In today’s global economy, sales from the United States (“US”) to foreign countries are more common than ever before. What may not be as commonly known are certain tax advantages that might allow US entities to reduce and defer paying taxes on its foreign sales.

US entities that sale into foreign markets can utilize something known as an interest-charge domestic international sales corporation (“IC-DISC”). Basically, it is a separate, incorporated entity established by a US company for the purpose of receiving commissions. The commissions paid into the IC-DISC are not subject to Federal Income Tax, but rather when distributions are made to the IC-DISC owners, the owners pay taxes at the current dividend rate.

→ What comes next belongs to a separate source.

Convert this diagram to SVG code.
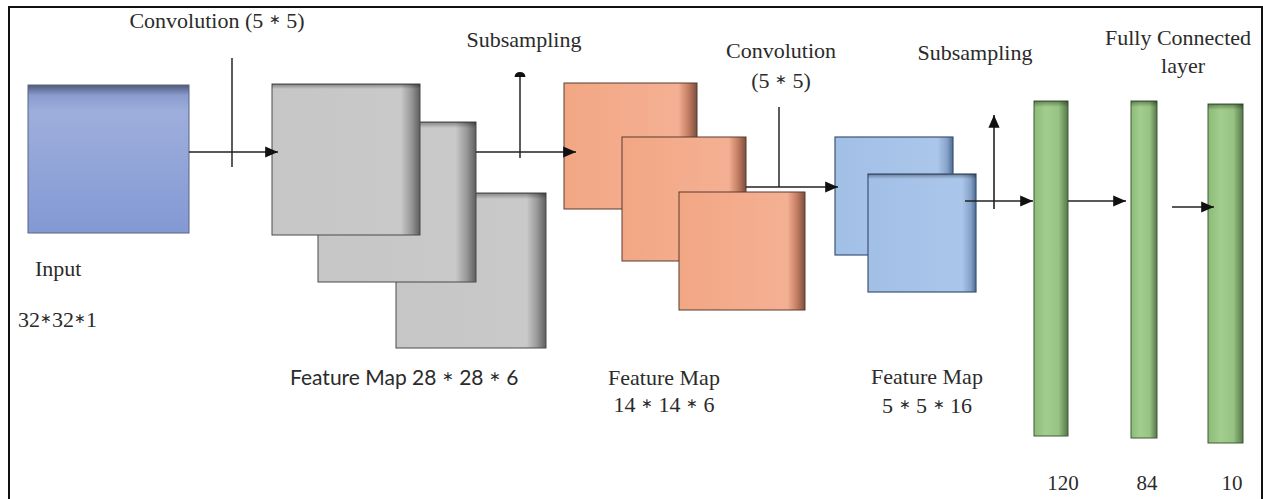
<svg xmlns="http://www.w3.org/2000/svg" width="1263" height="499" viewBox="0 0 1263 499">
<defs>
<linearGradient id="gIn" x1="0" y1="0" x2="0" y2="1">
<stop offset="0" stop-color="#4f5b7c"/><stop offset="0.07" stop-color="#8a9bcf"/><stop offset="0.18" stop-color="#9eaedc"/><stop offset="1" stop-color="#8399d4"/>
</linearGradient>
<linearGradient id="gGray" x1="0" y1="0" x2="1" y2="0">
<stop offset="0" stop-color="#c6c6c6"/><stop offset="0.87" stop-color="#c9c9c9"/><stop offset="0.94" stop-color="#999"/><stop offset="1" stop-color="#5e5e5e"/>
</linearGradient>
<linearGradient id="gOr" x1="0" y1="0" x2="1" y2="0">
<stop offset="0" stop-color="#f2a784"/><stop offset="0.86" stop-color="#f4b093"/><stop offset="0.94" stop-color="#c07a60"/><stop offset="1" stop-color="#7a4f40"/>
</linearGradient>
<linearGradient id="gBl" x1="0" y1="0" x2="1" y2="0">
<stop offset="0" stop-color="#a2bfe6"/><stop offset="0.87" stop-color="#abc6ea"/><stop offset="0.95" stop-color="#86a2c8"/><stop offset="1" stop-color="#4e6a90"/>
</linearGradient>
<linearGradient id="gGr" x1="0" y1="0" x2="1" y2="0">
<stop offset="0" stop-color="#8cbb77"/><stop offset="0.35" stop-color="#a3cd8e"/><stop offset="0.72" stop-color="#97c482"/><stop offset="1" stop-color="#56764b"/>
</linearGradient>
<linearGradient id="gTop" x1="0" y1="0" x2="0" y2="1">
<stop offset="0" stop-color="#000" stop-opacity="0.35"/><stop offset="1" stop-color="#000" stop-opacity="0"/>
</linearGradient>
<marker id="ah" viewBox="0 0 10 10" refX="10" refY="5" markerWidth="8" markerHeight="7" orient="auto" markerUnits="strokeWidth" preserveAspectRatio="none">
<path d="M0,0 L10,5 L0,10 z" fill="#111"/>
</marker>
</defs>
<style>
text{font-family:"Liberation Serif","Times New Roman",serif;fill:#2b2b2b;font-size:22px}
.cal{font-family:Lato,"Open Sans",sans-serif;font-size:21px}
.num{font-size:21px}
.st{font-size:14px;baseline-shift:4px}
.ln{stroke:#333;stroke-width:1.6;fill:none}
.ar{stroke:#222;stroke-width:1.6;fill:none;marker-end:url(#ah)}
.gray{fill:url(#gGray);stroke:#4a4a4a;stroke-width:1}
.or{fill:url(#gOr);stroke:#5a3a2e;stroke-width:1}
.bl{fill:url(#gBl);stroke:#3b5478;stroke-width:1.2}
.gr{fill:url(#gGr);stroke:#3e5a36;stroke-width:1}
.top{fill:url(#gTop)}
</style>
<rect x="9" y="7" width="1253" height="500" fill="#fff" stroke="#111" stroke-width="2"/>

<g id="input">
<rect x="28" y="85" width="161" height="148" fill="url(#gIn)" stroke="#5a6482" stroke-width="1"/>
<text x="35" y="276">Input</text>
<text x="18" y="327">32<tspan class="st">∗</tspan>32<tspan class="st">∗</tspan>1</text>
</g>

<g id="fm1">
<rect class="gray" x="396" y="193" width="150" height="155"/>
<rect class="top" x="396" y="193" width="150" height="6"/>
<rect class="gray" x="318" y="122" width="158" height="160"/>
<rect class="top" x="318" y="122" width="158" height="6"/>
<rect class="gray" x="272" y="84" width="148" height="151"/>
<rect class="top" x="272" y="84" width="148" height="5"/>
<text class="cal" x="290" y="385">Feature Map 28 <tspan class="st">∗</tspan> 28 <tspan class="st">∗</tspan> 6</text>
</g>

<g id="fm2">
<rect class="or" x="564" y="83" width="133" height="126"/>
<rect class="or" x="622" y="137" width="124" height="124"/>
<rect class="or" x="679" y="192" width="126" height="118"/>
<text x="664" y="385" text-anchor="middle">Feature Map</text>
<text x="664" y="412" text-anchor="middle">14 <tspan class="st">∗</tspan> 14 <tspan class="st">∗</tspan> 6</text>
</g>

<g id="fm3">
<rect class="bl" x="835" y="137" width="118" height="118"/>
<rect class="bl" x="868" y="174" width="108" height="118"/>
<rect class="top" x="868" y="174" width="108" height="5"/>
<text x="927" y="384" text-anchor="middle">Feature Map</text>
<text x="927" y="413" text-anchor="middle">5 <tspan class="st">∗</tspan> 5 <tspan class="st">∗</tspan> 16</text>
</g>

<g id="fc120">
<rect class="gr" x="1034" y="101" width="34" height="335"/>
<rect class="top" x="1034" y="101" width="34" height="6"/>
<text class="num" x="1063" y="490" text-anchor="middle">120</text>
</g>
<g id="fc84">
<rect class="gr" x="1131" y="101" width="26" height="337"/>
<rect class="top" x="1131" y="101" width="26" height="6"/>
<text class="num" x="1147" y="490" text-anchor="middle">84</text>
</g>
<g id="fc10">
<rect class="gr" x="1208" y="104" width="35" height="339"/>
<rect class="top" x="1208" y="104" width="35" height="6"/>
<text class="num" x="1232" y="490" text-anchor="middle">10</text>
</g>

<g id="labels">
<text x="217" y="28" text-anchor="middle">Convolution (5 <tspan class="st">∗</tspan> 5)</text>
<text x="524" y="47" text-anchor="middle">Subsampling</text>
<text x="781" y="58" text-anchor="middle">Convolution</text>
<text x="781" y="88" text-anchor="middle">(5 <tspan class="st">∗</tspan> 5)</text>
<text x="975" y="60" text-anchor="middle">Subsampling</text>
<text x="1178" y="45" text-anchor="middle">Fully Connected</text>
<text x="1183" y="73" text-anchor="middle">layer</text>
</g>

<g id="connectors">
<line class="ln" x1="232" y1="58" x2="232" y2="167"/>
<line class="ar" x1="189" y1="152" x2="278" y2="152"/>
<line class="ln" x1="520" y1="75" x2="520" y2="158"/>
<path d="M514.5,77 Q515,72 520,72 Q525,72 525.5,77 z" fill="#111"/>
<line class="ar" x1="476" y1="152" x2="576" y2="152"/>
<line class="ln" x1="779" y1="107" x2="779" y2="187"/>
<line class="ar" x1="746" y1="187" x2="838" y2="187"/>
<line class="ar" x1="994" y1="209" x2="994" y2="115"/>
<line class="ar" x1="965" y1="201" x2="1033" y2="201"/>
<line class="ar" x1="1068" y1="201" x2="1126" y2="201"/>
<line class="ar" x1="1172" y1="207" x2="1214" y2="207"/>
</g>
</svg>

The following chart illustrates the difference in cash flow to the owners as a result of the tax advantages that may be available through an IC-DISC.

How-an-IC-DISC-can-reduce-Taxes

Generally, the commission has to be paid to the IC-DISC within 60 days of the close of the taxable year. Since commissions paid to an IC-DISC are not taxable until they are distributed to the owners, considering certain limitations, the IC-DISC may retain the commissions and thereby defer payment of taxes. After a year, however, the owners are subject to interest payments on the commissions retained in the IC-DISC.

In summary, an IC-DISC can be an extremely effective means of reducing federal taxes for a US company doing business internationally. As is the case with anything tax-related, however, it requires crossing all t’s and dotting all i’s. Because of that, it is imperative to seek out tax professionals with experience in these types of transactions to determine eligibility and ensure compliance.